Apple and Jobs offer a look at both the upside and the downside of having a charismatic leader. More importantly, they highlight the near impossibility of having to replace one. There is no question that without Steve Jobs at the helm, Apple would have never reached the heights it has. The company itself has created fundamental shifts in the tech industry, if not the world, time and time again. Then again Jobs’ charisma has had a lot to do with how many of us respond like moths to a flame when he rolls out of a new iPod or iPhone.
So without Jobs, can Apple survive? The answer is a resounding, but qualified, yes. Things will hum along just fine as long as the next wave of leaders at Apple focus on one thing and one thing one: Execution. It’s clear that charisma has played a large role in their success far, but in reality it was Steve Jobs’ ability to get things done, to execute, that made Apple what it is today. His dedication, if not obsession, with high quality, forward thinking projects is legendary. His drive, his desire to succeed and his ability to get those around him to execute at levels that they never thought possible are what make Steve Jobs a titan of industry. To say the least, Jobs’ overwhelming charisma has certainly helped, but it alone cannot explain his or Apple’s success.
Tim Cook and the rest of Apple’s future leaders need to focus on not trying to out-charisma a cult hero like Jobs. It’s not going to happen. If they can just find a way to continue Jobs’ record of execution, they just might have a chance. It’s not going to be easy, but I can guarantee it will never happen if they choose to focus on charisma over execution.

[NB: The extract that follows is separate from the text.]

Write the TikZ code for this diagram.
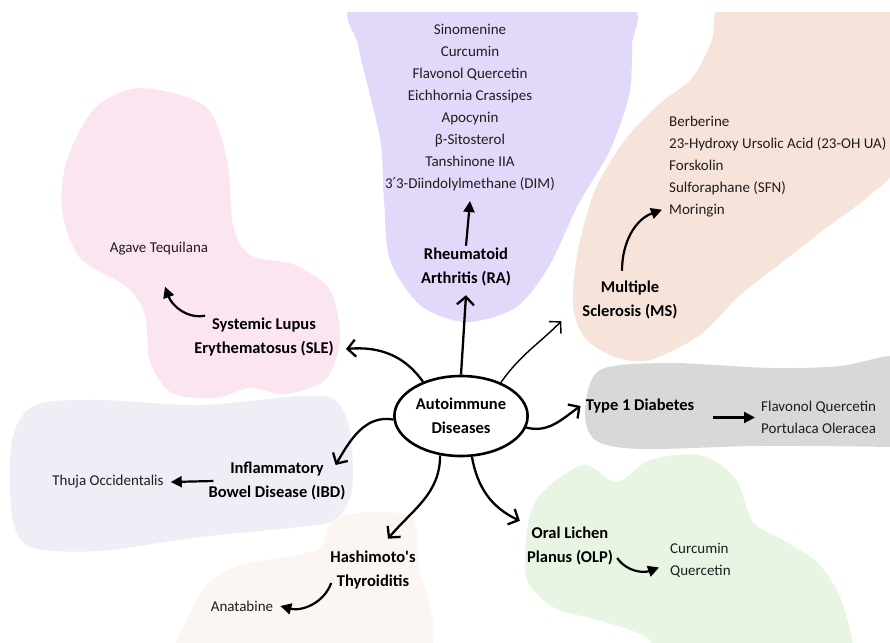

Bottom line, if you have a charismatic leader and you’re facing a transference of power keep the following in mind:
-In the short term build on the plan laid out by the charismatic leader
-During the transference period make sure that concrete steps of execution are built on the charismatic vision
-Move agendas forward built on the charismatic vision but get beyond it
Simply put, change little, reinforce the vision, make sure you know how to execute on the vision and most importantly, respect the vision for a while but don’t be afraid to move beyond it when the time is right. Charismatic leadership, even when it slightly fades, can be a base for successfully moving forward.